In the 20 years since its first production, graphene has taken the world by storm, showing its usefulness in applications from semiconductors in ultra-fast computers to making tiny carbon nanotubes stronger than diamond.
The researchers who created goldene believe its properties could make it useful in applications such as carbon dioxide conversion, hydrogen production and the manufacture of other chemicals.
The goldene breakthrough is detailed in a paper published in Nature Synthesis.
“If you make a material extremely thin, something extraordinary happens – as with graphene,” says first author Shun Kashiwaya, researcher at Linköping University, Sweden. “The same thing happens with gold. As you know, gold is usually a metal, but if single-atom-layer thick, the gold can become a semiconductor instead.”

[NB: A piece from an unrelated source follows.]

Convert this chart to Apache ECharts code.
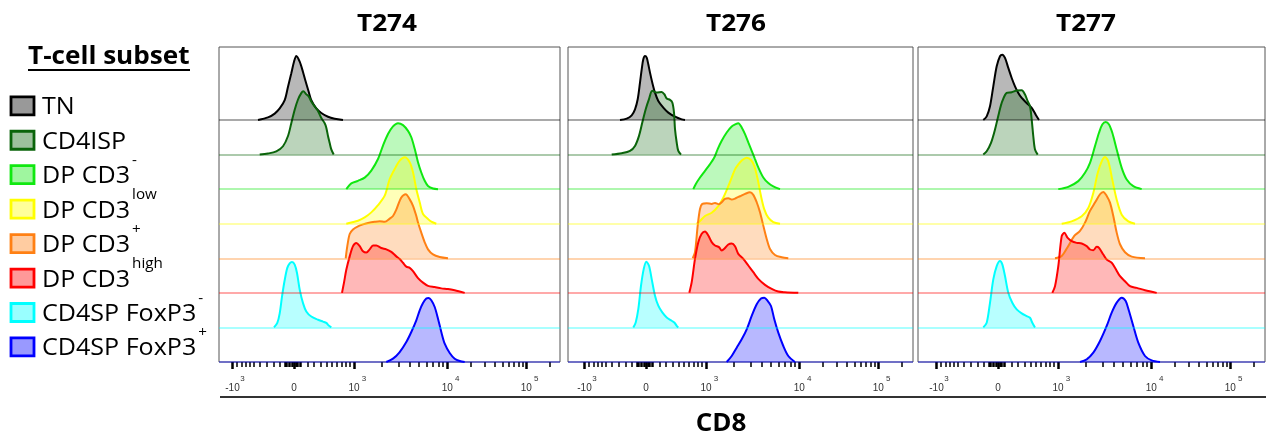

Like graphene, scientists have long tried to make goldene, but failed. This is because the metal tends to clump together.
A 100-year-old Japanese smithing method allowed the breakthrough at Linköping. And it was all a bit of an accident.
Using a 3D base material, the researchers embedded gold between layers of titanium and carbon.
“We had created the base material with completely different applications in mind,” says senior author Lars Hultman, a professor at Linköping. “We started with an electrically conductive ceramic called titanium silicon carbide, where silicon is in thin layers. Then the idea was to coat the material with gold to make a contact. But when we exposed the component to high temperature, the silicon layer was replaced by gold inside the base material.”
Hultman found a Japanese forging method called Murakami’s reagent used for etching away carbon residue. Modifying the method, the team was able to get the gold out of the structure.
The final step in the process is to make gold sheets which are stable.
“The goldene sheets are in a solution, a bit like cornflakes in milk. Using a type of ‘sieve,’ we can collect the gold and examine it using an electron microscope to confirm that we have succeeded. Which we have,” says Kashiwaya.
Gold atoms in goldene are arranged in a triangular pattern, unlike graphene in which the carbon atoms form hexagons.